*The task*.
Select all lines holding the word "this" from the entries that follow.
-- start of Recorded data --
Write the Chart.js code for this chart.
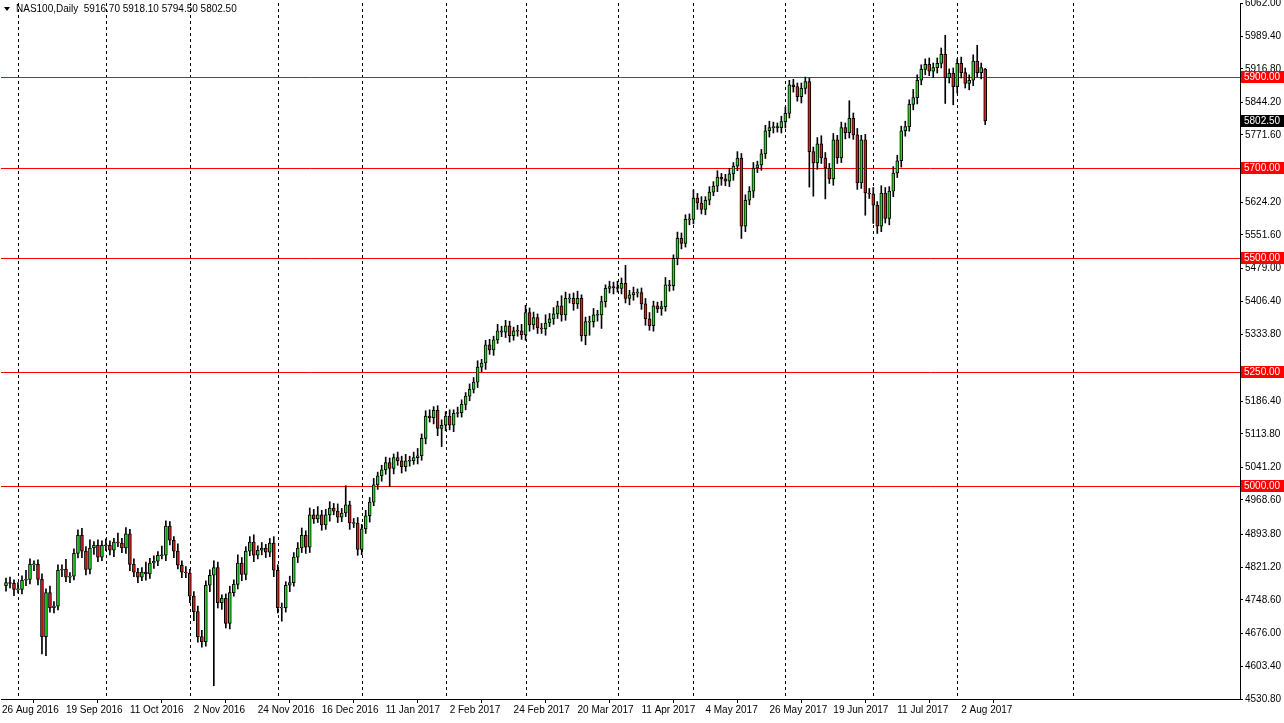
-- end of Recorded data --
-- start of Recorded data --
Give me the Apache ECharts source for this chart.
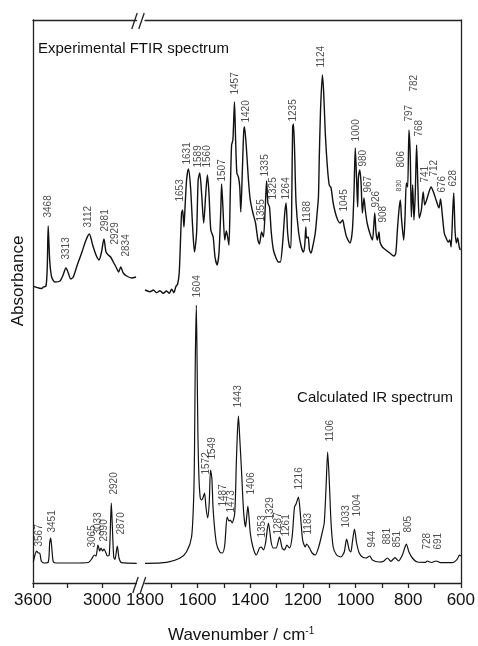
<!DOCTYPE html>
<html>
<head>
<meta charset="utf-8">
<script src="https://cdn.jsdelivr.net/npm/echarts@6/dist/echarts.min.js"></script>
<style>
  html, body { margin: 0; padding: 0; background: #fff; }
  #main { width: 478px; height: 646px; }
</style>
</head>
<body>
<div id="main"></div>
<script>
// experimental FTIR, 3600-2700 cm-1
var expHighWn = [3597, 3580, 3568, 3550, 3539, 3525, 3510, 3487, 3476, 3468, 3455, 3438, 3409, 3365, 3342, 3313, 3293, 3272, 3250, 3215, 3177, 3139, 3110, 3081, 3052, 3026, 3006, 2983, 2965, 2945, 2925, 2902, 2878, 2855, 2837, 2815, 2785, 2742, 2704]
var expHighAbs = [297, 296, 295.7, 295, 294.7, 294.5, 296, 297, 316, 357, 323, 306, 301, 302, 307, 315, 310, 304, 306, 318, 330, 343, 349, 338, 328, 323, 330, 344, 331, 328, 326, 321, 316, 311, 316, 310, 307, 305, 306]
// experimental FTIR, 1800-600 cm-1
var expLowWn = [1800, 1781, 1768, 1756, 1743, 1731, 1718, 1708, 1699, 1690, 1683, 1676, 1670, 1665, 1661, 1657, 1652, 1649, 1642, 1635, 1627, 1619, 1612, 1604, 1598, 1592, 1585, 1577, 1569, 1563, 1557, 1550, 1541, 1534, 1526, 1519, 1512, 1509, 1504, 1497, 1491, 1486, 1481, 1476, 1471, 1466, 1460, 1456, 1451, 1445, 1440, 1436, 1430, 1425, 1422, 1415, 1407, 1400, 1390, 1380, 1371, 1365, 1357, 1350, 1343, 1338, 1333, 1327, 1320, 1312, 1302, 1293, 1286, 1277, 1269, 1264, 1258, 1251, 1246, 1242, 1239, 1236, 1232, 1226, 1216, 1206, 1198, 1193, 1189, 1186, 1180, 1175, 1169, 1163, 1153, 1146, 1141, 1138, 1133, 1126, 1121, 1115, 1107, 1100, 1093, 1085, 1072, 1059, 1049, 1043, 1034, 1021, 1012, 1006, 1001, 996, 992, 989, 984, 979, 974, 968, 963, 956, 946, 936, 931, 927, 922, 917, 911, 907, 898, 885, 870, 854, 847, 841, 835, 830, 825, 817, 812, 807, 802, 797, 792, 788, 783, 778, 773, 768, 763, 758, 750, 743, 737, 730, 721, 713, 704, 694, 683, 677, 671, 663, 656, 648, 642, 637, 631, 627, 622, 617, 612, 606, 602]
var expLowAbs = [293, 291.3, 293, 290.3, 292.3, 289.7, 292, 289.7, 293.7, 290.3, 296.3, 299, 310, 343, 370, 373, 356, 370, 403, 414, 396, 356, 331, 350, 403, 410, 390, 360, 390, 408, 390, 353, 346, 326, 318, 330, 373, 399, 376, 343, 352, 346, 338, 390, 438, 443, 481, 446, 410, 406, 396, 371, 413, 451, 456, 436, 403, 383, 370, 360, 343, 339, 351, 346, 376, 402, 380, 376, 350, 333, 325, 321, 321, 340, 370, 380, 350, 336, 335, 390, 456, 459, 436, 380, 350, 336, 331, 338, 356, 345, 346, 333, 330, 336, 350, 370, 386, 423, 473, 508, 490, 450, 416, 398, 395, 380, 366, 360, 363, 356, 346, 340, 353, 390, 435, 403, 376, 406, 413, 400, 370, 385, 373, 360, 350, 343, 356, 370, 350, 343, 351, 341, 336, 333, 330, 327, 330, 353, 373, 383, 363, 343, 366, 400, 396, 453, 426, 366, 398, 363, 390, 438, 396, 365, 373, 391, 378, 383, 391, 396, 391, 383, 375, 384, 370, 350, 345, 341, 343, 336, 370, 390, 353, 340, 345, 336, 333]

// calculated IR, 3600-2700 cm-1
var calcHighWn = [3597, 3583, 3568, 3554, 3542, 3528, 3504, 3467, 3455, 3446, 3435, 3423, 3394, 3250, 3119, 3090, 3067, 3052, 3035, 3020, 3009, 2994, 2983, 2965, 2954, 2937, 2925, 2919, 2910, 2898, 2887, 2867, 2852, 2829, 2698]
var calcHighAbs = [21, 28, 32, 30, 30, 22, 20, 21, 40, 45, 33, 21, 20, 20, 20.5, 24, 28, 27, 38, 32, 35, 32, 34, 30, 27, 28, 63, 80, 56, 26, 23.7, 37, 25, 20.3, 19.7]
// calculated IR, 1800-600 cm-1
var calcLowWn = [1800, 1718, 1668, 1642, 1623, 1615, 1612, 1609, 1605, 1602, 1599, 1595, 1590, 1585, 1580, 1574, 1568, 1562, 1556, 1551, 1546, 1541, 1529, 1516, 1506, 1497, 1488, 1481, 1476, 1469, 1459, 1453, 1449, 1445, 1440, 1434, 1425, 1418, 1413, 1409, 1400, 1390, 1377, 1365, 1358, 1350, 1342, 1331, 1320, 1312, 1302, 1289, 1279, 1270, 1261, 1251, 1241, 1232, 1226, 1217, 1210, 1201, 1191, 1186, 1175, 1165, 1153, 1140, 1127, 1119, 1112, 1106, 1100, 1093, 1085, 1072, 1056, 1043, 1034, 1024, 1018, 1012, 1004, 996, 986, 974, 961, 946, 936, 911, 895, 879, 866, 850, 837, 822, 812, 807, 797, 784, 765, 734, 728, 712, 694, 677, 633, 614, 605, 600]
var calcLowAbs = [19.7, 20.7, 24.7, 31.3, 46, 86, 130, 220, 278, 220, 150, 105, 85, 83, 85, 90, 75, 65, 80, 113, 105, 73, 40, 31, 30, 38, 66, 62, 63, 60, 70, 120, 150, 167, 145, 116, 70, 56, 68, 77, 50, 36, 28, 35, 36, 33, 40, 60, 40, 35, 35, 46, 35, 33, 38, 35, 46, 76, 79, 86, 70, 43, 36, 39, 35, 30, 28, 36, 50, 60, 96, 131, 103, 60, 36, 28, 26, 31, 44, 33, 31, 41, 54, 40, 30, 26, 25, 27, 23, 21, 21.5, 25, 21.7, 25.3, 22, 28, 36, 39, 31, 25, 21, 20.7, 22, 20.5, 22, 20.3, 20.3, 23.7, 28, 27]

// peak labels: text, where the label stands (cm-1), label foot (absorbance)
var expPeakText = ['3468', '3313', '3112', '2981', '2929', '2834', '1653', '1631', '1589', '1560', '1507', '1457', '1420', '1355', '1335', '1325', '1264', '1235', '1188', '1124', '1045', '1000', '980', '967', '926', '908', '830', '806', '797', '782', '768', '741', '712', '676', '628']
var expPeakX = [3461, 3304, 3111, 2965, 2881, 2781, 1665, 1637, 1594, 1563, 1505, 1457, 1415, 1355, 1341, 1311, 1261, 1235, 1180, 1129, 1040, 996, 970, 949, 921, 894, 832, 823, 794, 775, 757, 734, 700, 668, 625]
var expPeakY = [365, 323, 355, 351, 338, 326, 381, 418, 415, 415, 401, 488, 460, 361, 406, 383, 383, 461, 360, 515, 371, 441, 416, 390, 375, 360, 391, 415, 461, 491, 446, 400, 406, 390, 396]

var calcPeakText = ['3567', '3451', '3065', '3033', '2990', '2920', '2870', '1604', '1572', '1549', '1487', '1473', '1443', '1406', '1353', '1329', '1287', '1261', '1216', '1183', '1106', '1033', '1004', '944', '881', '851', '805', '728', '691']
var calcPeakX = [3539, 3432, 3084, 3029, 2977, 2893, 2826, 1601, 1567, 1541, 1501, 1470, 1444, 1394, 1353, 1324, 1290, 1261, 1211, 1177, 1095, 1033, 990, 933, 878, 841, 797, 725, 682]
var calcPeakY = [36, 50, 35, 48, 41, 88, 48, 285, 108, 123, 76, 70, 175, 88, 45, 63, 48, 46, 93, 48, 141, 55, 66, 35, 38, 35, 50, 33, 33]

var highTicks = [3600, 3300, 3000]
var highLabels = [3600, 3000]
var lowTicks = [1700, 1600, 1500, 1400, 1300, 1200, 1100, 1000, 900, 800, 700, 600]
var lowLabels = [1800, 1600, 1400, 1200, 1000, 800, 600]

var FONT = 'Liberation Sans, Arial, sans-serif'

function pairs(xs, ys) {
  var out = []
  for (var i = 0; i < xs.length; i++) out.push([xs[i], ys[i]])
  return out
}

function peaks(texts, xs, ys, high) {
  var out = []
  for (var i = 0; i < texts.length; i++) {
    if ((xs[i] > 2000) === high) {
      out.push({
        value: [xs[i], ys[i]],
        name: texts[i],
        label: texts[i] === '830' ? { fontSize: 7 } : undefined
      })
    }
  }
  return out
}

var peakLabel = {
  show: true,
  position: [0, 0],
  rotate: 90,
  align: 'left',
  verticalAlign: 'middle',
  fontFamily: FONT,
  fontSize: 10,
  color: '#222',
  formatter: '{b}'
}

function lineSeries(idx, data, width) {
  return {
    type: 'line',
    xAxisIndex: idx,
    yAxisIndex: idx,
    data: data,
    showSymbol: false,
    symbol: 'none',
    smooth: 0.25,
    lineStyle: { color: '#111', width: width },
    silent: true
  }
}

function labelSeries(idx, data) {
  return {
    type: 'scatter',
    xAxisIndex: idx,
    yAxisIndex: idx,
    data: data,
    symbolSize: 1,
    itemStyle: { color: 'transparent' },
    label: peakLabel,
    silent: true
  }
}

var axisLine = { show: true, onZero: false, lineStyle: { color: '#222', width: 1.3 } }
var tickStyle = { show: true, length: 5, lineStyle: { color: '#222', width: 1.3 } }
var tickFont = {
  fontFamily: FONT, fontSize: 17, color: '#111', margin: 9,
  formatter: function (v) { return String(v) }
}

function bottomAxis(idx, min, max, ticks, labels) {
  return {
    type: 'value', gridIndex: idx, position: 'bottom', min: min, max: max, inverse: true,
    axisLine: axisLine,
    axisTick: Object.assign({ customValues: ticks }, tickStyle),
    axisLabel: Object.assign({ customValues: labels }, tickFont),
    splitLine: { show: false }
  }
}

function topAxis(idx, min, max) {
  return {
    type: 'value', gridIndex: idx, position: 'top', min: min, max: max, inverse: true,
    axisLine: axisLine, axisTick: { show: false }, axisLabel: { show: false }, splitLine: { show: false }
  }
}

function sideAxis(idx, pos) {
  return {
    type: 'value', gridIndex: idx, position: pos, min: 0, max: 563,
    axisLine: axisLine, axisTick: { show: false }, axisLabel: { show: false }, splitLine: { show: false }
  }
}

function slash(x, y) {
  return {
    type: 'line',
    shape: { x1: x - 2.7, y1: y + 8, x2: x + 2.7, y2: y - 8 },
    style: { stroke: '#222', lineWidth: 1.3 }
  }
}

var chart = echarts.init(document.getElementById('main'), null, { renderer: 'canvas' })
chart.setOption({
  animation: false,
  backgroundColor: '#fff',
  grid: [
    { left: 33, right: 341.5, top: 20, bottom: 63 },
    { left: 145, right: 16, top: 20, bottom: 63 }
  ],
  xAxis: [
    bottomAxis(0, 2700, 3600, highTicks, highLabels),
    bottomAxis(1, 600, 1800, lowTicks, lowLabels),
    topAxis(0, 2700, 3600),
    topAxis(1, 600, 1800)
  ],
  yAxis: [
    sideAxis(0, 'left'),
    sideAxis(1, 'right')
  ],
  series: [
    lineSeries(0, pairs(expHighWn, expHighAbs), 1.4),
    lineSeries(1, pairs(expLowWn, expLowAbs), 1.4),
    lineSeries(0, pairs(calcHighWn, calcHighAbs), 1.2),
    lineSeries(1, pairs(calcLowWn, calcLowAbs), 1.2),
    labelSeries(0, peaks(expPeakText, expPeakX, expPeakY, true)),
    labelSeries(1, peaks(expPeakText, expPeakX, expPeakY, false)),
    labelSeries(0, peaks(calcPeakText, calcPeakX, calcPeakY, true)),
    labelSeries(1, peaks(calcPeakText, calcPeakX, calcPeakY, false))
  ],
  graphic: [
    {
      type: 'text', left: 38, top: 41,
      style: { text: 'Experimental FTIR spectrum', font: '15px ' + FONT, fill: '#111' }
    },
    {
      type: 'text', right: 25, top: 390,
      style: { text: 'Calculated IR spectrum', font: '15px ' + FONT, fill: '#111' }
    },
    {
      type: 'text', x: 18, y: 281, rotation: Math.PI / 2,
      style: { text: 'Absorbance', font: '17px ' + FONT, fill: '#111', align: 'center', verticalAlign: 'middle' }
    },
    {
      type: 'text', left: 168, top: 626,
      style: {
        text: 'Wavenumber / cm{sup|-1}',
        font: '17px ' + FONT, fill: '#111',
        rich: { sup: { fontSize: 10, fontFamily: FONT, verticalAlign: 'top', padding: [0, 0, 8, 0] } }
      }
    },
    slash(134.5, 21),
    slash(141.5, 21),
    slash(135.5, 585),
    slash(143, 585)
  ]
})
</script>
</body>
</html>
-- end of Recorded data --
*Reply to the task*.
Write the Chart.js code for this chart.
Give me the Apache ECharts source for this chart.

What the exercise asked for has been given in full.